Another great tip is to not write like, umm, you know, as if, well, quite straightly, as if you were speaking, you know? Owing to the fact that writing is like more "formal" than speaking. L o o s e s e n t e n c e s s h o u l d a l w a y s b e v e h e m e n t l y a v o i d e d -- u n l e s s y o u r t e a c h e r r e q u i r e s y o u r p a p e r t o b e " d o u b l e s p a c e d " . We should always keep and maintain with a pen related words in a sentence together when writing, unless the sentence has a related word about someone in your family you despise for putting that stain in your rug right in the center.

When summarizing a work, Strunk and White suggested that use always use the present tense, and when summarizing in general, use one tense, which is what I'm doing here. Because these authors are so preeminent, we believe their every suggestion like: they suggests putting emphatic words or word phrases at the end of a sentence. We have hardly advanced--though--in eloquency of language since they have written the book; although, we have advanced in many other ways. Like we have refrained form mispellings, and separating only two things listed with commas. Additionally! We have lost our enthusiasm for emphasizing simple statements by adding an exclamation mark at the end! In fact, ourselves have advanced to unnecessarily adding too many (which is so appropriate when we split an infinitive)!!!!!!!!!!!!!!!

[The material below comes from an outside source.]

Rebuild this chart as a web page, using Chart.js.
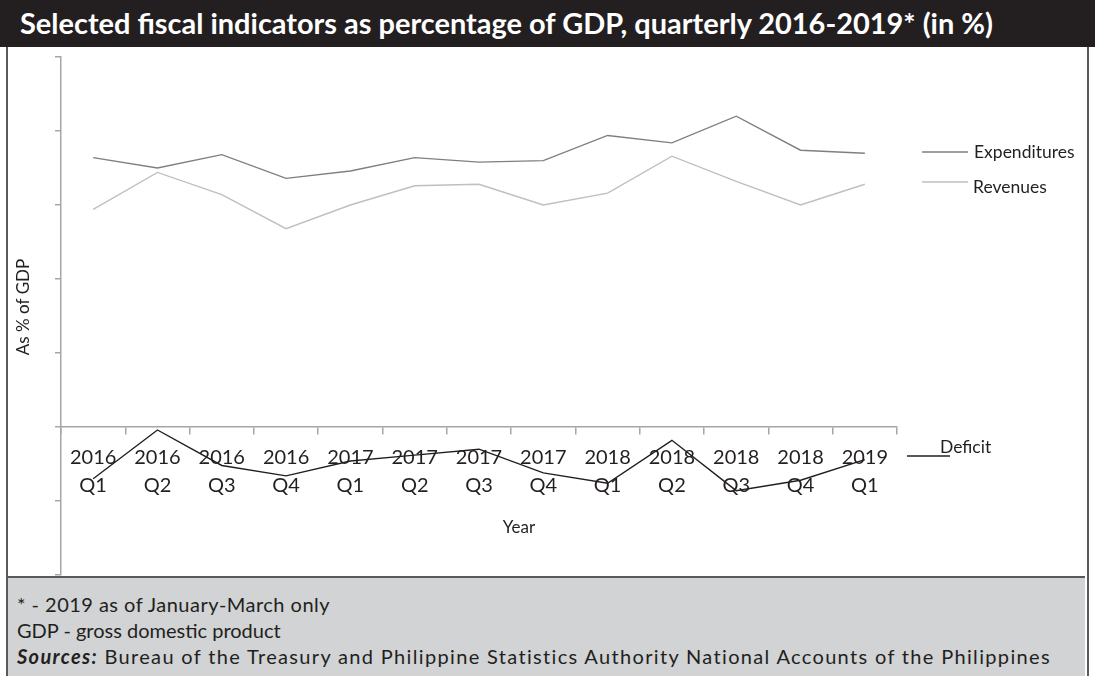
<!DOCTYPE html>
<html>
<head>
<meta charset="utf-8">
<script src="https://cdn.jsdelivr.net/npm/chart.js@4/dist/chart.umd.min.js"></script>
<style>
  html, body { margin: 0; padding: 0; background: #fff; }
  #page { position: relative; width: 1095px; height: 676px; overflow: hidden; font-family: Lato, sans-serif; }
  #title {
    position: absolute; left: 0; top: 0; width: 1095px; height: 47px;
    background: #231f20; color: #fff; font-weight: bold; font-size: 28px; line-height: 47px;
  }
  #title span { position: absolute; left: 20px; white-space: nowrap; transform-origin: 0 50%; }
  #frame {
    position: absolute; left: 6px; top: 47px; width: 1079px; height: 629px;
    border-left: 2px solid #58595b; border-right: 2px solid #58595b;
  }
  #plot { position: absolute; left: 9px; top: 47px; width: 1077px; height: 529px; }
  #notes {
    position: absolute; left: 8px; top: 576px; width: 1077px; height: 100px;
    border-top: 2px solid #58595b; background: #d1d3d4; color: #231f20;
    font-size: 20px; line-height: 26px; padding-top: 13px; box-sizing: border-box;
  }
  #notes div { padding-left: 9px; white-space: nowrap; }
  #notes span { display: inline-block; }
</style>
</head>
<body>
<div id="page">
  <div id="title"><span id="titleText">Selected fiscal indicators as percentage of GDP, quarterly 2016-2019* (in %)</span></div>
  <div id="frame"></div>
  <div id="plot"><canvas id="myChart"></canvas></div>
  <div id="notes">
    <div><span data-w="313">* - 2019 as of January-March only</span></div>
    <div><span data-w="251">GDP - gross domestic product</span></div>
    <div><span data-w="1035"><b><i>Sources:</i></b> Bureau of the Treasury and Philippine Statistics Authority National Accounts of the Philippines</span></div>
  </div>
</div>
<script>
// quarters on the x axis
const quarters = [
  ['2016', 'Q1'], ['2016', 'Q2'], ['2016', 'Q3'], ['2016', 'Q4'],
  ['2017', 'Q1'], ['2017', 'Q2'], ['2017', 'Q3'], ['2017', 'Q4'],
  ['2018', 'Q1'], ['2018', 'Q2'], ['2018', 'Q3'], ['2018', 'Q4'],
  ['2019', 'Q1'],
];

// % of GDP
const expenditures = [18.2, 17.5, 18.4, 16.8, 17.3, 18.2, 17.9, 18.0, 19.7, 19.2, 21.0, 18.7, 18.5];
const revenues = [14.7, 17.2, 15.7, 13.4, 15.0, 16.3, 16.4, 15.0, 15.8, 18.3, 16.6, 15.0, 16.4];
const deficit = [-3.5, -0.2, -2.6, -3.3, -2.3, -1.9, -1.5, -3.1, -3.8, -0.9, -4.3, -3.6, -2.2];

const yMin = -10;
const yMax = 25;
const yStep = 5;

// squeeze the heading onto one line across the bar
const titleText = document.getElementById('titleText');
titleText.style.transform = 'scaleX(' + (973 / titleText.getBoundingClientRect().width) + ')';

// spread the footnote lines out to their set widths
document.querySelectorAll('#notes span').forEach((el) => {
  const target = +el.dataset.w;
  const chars = el.textContent.length;
  const extra = target - el.getBoundingClientRect().width;
  if (extra > 0) el.style.letterSpacing = (extra / chars) + 'px';
});

Chart.defaults.font.family = 'Lato, sans-serif';
Chart.defaults.color = '#231f20';

const axisGrey = '#a6a6a6';

// series names drawn next to the plot, excel style
const seriesLabels = {
  id: 'seriesLabels',
  afterDraw(chart, args, opts) {
    const ctx = chart.ctx;
    ctx.save();
    ctx.font = '17.5px Lato, sans-serif';
    ctx.textBaseline = 'middle';
    ctx.textAlign = 'left';
    opts.items.forEach((item, i) => {
      const ds = chart.data.datasets[i];
      ctx.strokeStyle = ds.borderColor;
      ctx.lineWidth = 1.5;
      ctx.beginPath();
      ctx.moveTo(item.x1, item.lineY);
      ctx.lineTo(item.x2, item.lineY);
      ctx.stroke();
      ctx.fillStyle = '#231f20';
      ctx.fillText(ds.label, item.textX, item.textY);
    });
    // x axis title, sits a little right of centre
    const area = chart.chartArea;
    ctx.textAlign = 'center';
    ctx.font = '17px Lato, sans-serif';
    ctx.fillText('Year', (area.left + area.right) / 2 + 40, 481);
    // y axis title
    ctx.translate(15, 260);
    ctx.rotate(-Math.PI / 2);
    ctx.fillText('As % of GDP', 0, 0);
    ctx.restore();
  }
};

const data = {
  labels: quarters,
  datasets: [
    { label: 'Expenditures', data: expenditures, borderColor: '#7f7f7f', borderWidth: 1.4, pointRadius: 0, tension: 0 },
    { label: 'Revenues', data: revenues, borderColor: '#bfbfbf', borderWidth: 1.4, pointRadius: 0, tension: 0 },
    { label: 'Deficit', data: deficit, borderColor: '#231f20', borderWidth: 1.4, pointRadius: 0, tension: 0 },
  ]
};

const config = {
  type: 'line',
  data,
  options: {
    responsive: true,
    maintainAspectRatio: false,
    animation: false,
    layout: { padding: { top: 10, right: 189, bottom: 1, left: 0 } },
    plugins: {
      legend: { display: false },
      tooltip: { enabled: false },
      seriesLabels: {
        items: [
          { x1: 913, x2: 959, lineY: 105, textX: 965, textY: 105 },
          { x1: 913, x2: 959, lineY: 135, textX: 964, textY: 140 },
          { x1: 898, x2: 941, lineY: 409, textX: 931, textY: 400 },
        ]
      }
    },
    scales: {
      x: {
        type: 'category',
        position: { y: 0 },
        offset: true,
        afterFit: (scale) => { scale.height = 0; },
        grid: { offset: true, drawOnChartArea: false, tickLength: 7, color: axisGrey, lineWidth: 1.5 },
        border: { color: axisGrey, width: 1.5 },
        ticks: {
          autoSkip: false, maxRotation: 0, padding: 10,
          font: { size: 20, lineHeight: 1.4 }, color: '#231f20'
        }
      },
      y: {
        min: yMin,
        max: yMax,
        afterFit: (scale) => { scale.width = 52; },
        ticks: { stepSize: yStep, display: false },
        grid: { drawOnChartArea: false, tickLength: 6, color: axisGrey, lineWidth: 1.5 },
        border: { color: axisGrey, width: 1.5 }
      }
    }
  },
  plugins: [seriesLabels]
};

var myChart = new Chart(
  document.getElementById('myChart'),
  config
);
</script>
</body>
</html>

On page thirty five of the book they say "don't spell out numbers, unless they occur in dialogue." My wife said, "I learned that in 3rd grade!!!!!" The authors also express there irriatition with the misuse of words! Me to, although some might thing its alright. Between you, me, and the fly on the wall, me totally disagree with they're rule about "'between' involves only too subjects, while 'among' involves more than two." As to whether to use "as to whether" or just "whether," using "whether" is sufficient, enough, and adequate. Also, the use of and/or apparently either damages the sentence and/or leaves it totally ambiguous. And anybody who starts a sentence with and or doesn't use "any one" in lieu of "anybody" is a grammatical fool!!!!!!

When it comes to "lay" and "lie," not even Strunk and White really know the difference, only to say that "chickens lay, cheaters lie and politicians do both."

And did you realize that "enthused" is not a word? But merely a "made up" word by lazy, enthusiasitic people??!!..)) I have a mixed time relating to these guys (even though they say that myself should rather say that we have alot (a lot) in common, yet differ in respectable ways), even though I have a difficult, challenging time letting all these rules of un-/non-/ anti-?? superfluency to be utilized (used?) Although it's concise, I cannot (or is it can not, or can't) seam to absorb all of it's consice wisdom. In fact, like my golf swing: the moar I no, the moore I 4get.

Despite both being dead, the language continues to be shaped by new additions of both (Strunk and White)'s famous book. But, don't look for the Twitter version to, although very palpable, be on BSS (Book Shelfs Sune).


Freckles said...

Thanks for the entertaining post :) It was both fun and frustrating to read!

LC said...

A great post!! No blog edits today. Have a great weekend.